Sia chiaro di cosa si sta parlando. Non di una "normale" patrimoniale, né di quell'inevitabile redistribuzione della ricchezza che segue una recessione, ma di un prelievo ingente, anche se isolato. Secondo un'analisi del Fondo monetario internazionale, per riportare i debiti pubblici ai livelli pre-crisi sarebbe necessario, in Eurolandia, un prelievo pari al 10% della ricchezza netta delle famiglie.
La proposta tedesca va allora presa per quella che è: l'enunciazione di un principio molto astratto, "ideale", da applicare agli Stati a rischio di insolvenza, quindi sull'orlo del collasso. Non sembra che al momento ci siano paesi in questa condizioni, né che possano esserci, se la Banca centrale europea farà il suo dovere ed eviterà la deflazione.

La stessa Bundesbank ammette poi la difficoltà di introdurre queste imposte che, in una fase di grande incertezza, colpiscono uno dei punti di forza su cui le famiglie fanno affidamento. Può poi essere davvero credibile il governo di un paese gravato da debiti insostenibili che – come consiglia la Banca centrale di Francoforte – annunci che la patrimoniale è soltanto una "una tantum"?

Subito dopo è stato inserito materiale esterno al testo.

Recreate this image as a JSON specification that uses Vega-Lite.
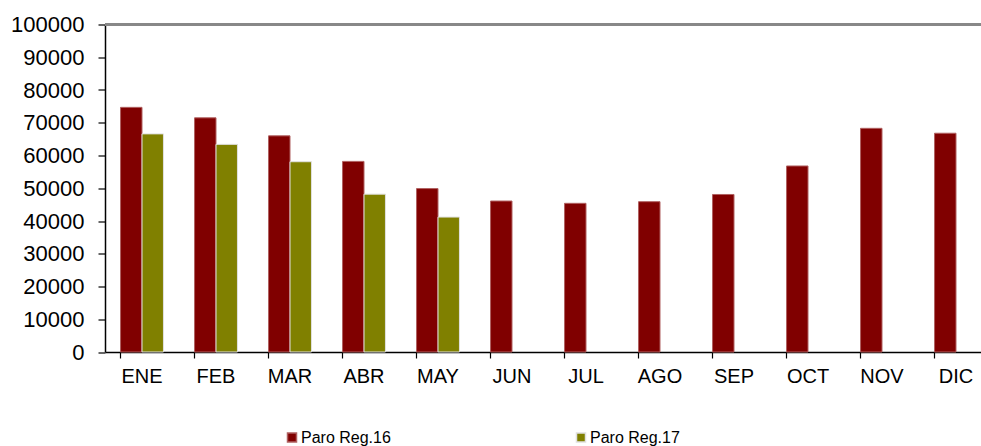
{
  "$schema": "https://vega.github.io/schema/vega-lite/v6.json",
  "width": 876,
  "height": 327.5,
  "autosize": "none",
  "padding": {"left": 105, "top": 24.5, "right": 0, "bottom": 94},
  "background": "white",
  "config": {
    "view": {"stroke": null},
    "font": "Liberation Sans",
    "axis": {"labelFont": "Liberation Sans", "labelColor": "black", "domainColor": "black", "tickColor": "black", "grid": false, "title": null}
  },
  "data": {
    "values": [
      {"mes": "ENE", "serie": "Paro Reg.16", "valor": 74700},
      {"mes": "FEB", "serie": "Paro Reg.16", "valor": 71500},
      {"mes": "MAR", "serie": "Paro Reg.16", "valor": 66000},
      {"mes": "ABR", "serie": "Paro Reg.16", "valor": 58200},
      {"mes": "MAY", "serie": "Paro Reg.16", "valor": 49900},
      {"mes": "JUN", "serie": "Paro Reg.16", "valor": 46100},
      {"mes": "JUL", "serie": "Paro Reg.16", "valor": 45400},
      {"mes": "AGO", "serie": "Paro Reg.16", "valor": 45900},
      {"mes": "SEP", "serie": "Paro Reg.16", "valor": 48100},
      {"mes": "OCT", "serie": "Paro Reg.16", "valor": 56800},
      {"mes": "NOV", "serie": "Paro Reg.16", "valor": 68300},
      {"mes": "DIC", "serie": "Paro Reg.16", "valor": 66800},
      {"mes": "ENE", "serie": "Paro Reg.17", "valor": 66600},
      {"mes": "FEB", "serie": "Paro Reg.17", "valor": 63400},
      {"mes": "MAR", "serie": "Paro Reg.17", "valor": 58100},
      {"mes": "ABR", "serie": "Paro Reg.17", "valor": 48200},
      {"mes": "MAY", "serie": "Paro Reg.17", "valor": 41200}
    ]
  },
  "resolve": {"scale": {"y": "independent"}, "axis": {"y": "independent"}},
  "layer": [
    {
      "mark": {"type": "bar", "strokeWidth": 1},
      "encoding": {
        "x": {
          "field": "mes", "type": "nominal", "sort": null,
          "scale": {"domain": ["ENE","FEB","MAR","ABR","MAY","JUN","JUL","AGO","SEP","OCT","NOV","DIC"], "range": [0, 888], "paddingInner": 0.42, "paddingOuter": 0.21},
          "axis": {"labelAngle": 0, "labelFontSize": 20, "bandPosition": 0, "tickSize": 6, "labelPadding": 8, "domainWidth": 1.5, "tickWidth": 1.2}
        },
        "xOffset": {"field": "serie", "type": "nominal", "scale": {"domain": ["Paro Reg.16", "Paro Reg.17"], "paddingInner": 0, "paddingOuter": 0}},
        "y": {
          "field": "valor", "type": "quantitative",
          "scale": {"domain": [0, 100000], "nice": false},
          "axis": {"values": [0,10000,20000,30000,40000,50000,60000,70000,80000,90000,100000], "format": "d", "labelOverlap": false, "labelFontSize": 22, "tickSize": 7, "labelPadding": 14, "domainWidth": 1.5, "tickWidth": 1.2}
        },
        "color": {
          "field": "serie", "type": "nominal",
          "scale": {"domain": ["Paro Reg.16", "Paro Reg.17"], "range": ["#800000", "#808000"]},
          "legend": {"orient": "none", "legendX": 179, "legendY": 405, "direction": "horizontal", "title": null, "symbolType": "square", "symbolSize": 81, "symbolStrokeWidth": 1.5, "labelFontSize": 16, "labelColor": "black", "labelOffset": 1, "columnPadding": 182, "columns": 2}
        },
        "stroke": {
          "field": "serie", "type": "nominal",
          "scale": {"domain": ["Paro Reg.16", "Paro Reg.17"], "range": ["#b06060", "#e0e0e0"]}
        }
      }
    },
    {
      "mark": {"type": "rule", "color": "#888888", "strokeWidth": 1.5},
      "encoding": {"y": {"datum": 100000, "type": "quantitative", "scale": {"domain": [0, 100000]}, "axis": null}}
    }
  ]
}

In ogni caso, colpisce sempre, la tendenza tedesca a porre le questioni economiche in termini morali. In tedesco il debito è Schuld, colpa, e con questo corto circuito semantico è facile poi far scivolare la retorica in quella che è stato chiamato il "Calvinismo economico". Non a caso viene invocata la responsabilità dei contribuenti per la responsabilità delle sue élites – un principio non immediato – e la "solidarietà" degli Stati partner, non certo disinteressati nei loro movimenti.

In politica economica, ai principi occorre però affiancare il calcolo dei costi e benefici. Non ci sono ricette valide per tutti. L'Italia – il primo paese a cui si pensa quando si parla di famiglie relativamente più ricche – ha per esempio un debito pubblico molto elevato, un debito delle aziende moderatamente alto con imprese che hanno però un leverage, il rapporto tra debito e patrimonio, più elevato della media di Eurolandia e molto dipendenti dalle banche e, soprattutto le piccole, dai crediti a breve termine. In questa situazione la relativa ricchezza delle famiglie – come spiega un recente rapporto del Fondo monetario internazionale – non è stata nascosta sotto il materasso, ma ha avuto un ruolo fondamentale, «ha mitigato l'impatto della crisi sulla qualità degli assets delle banche». Forse non è il caso di caricarla di troppo peso.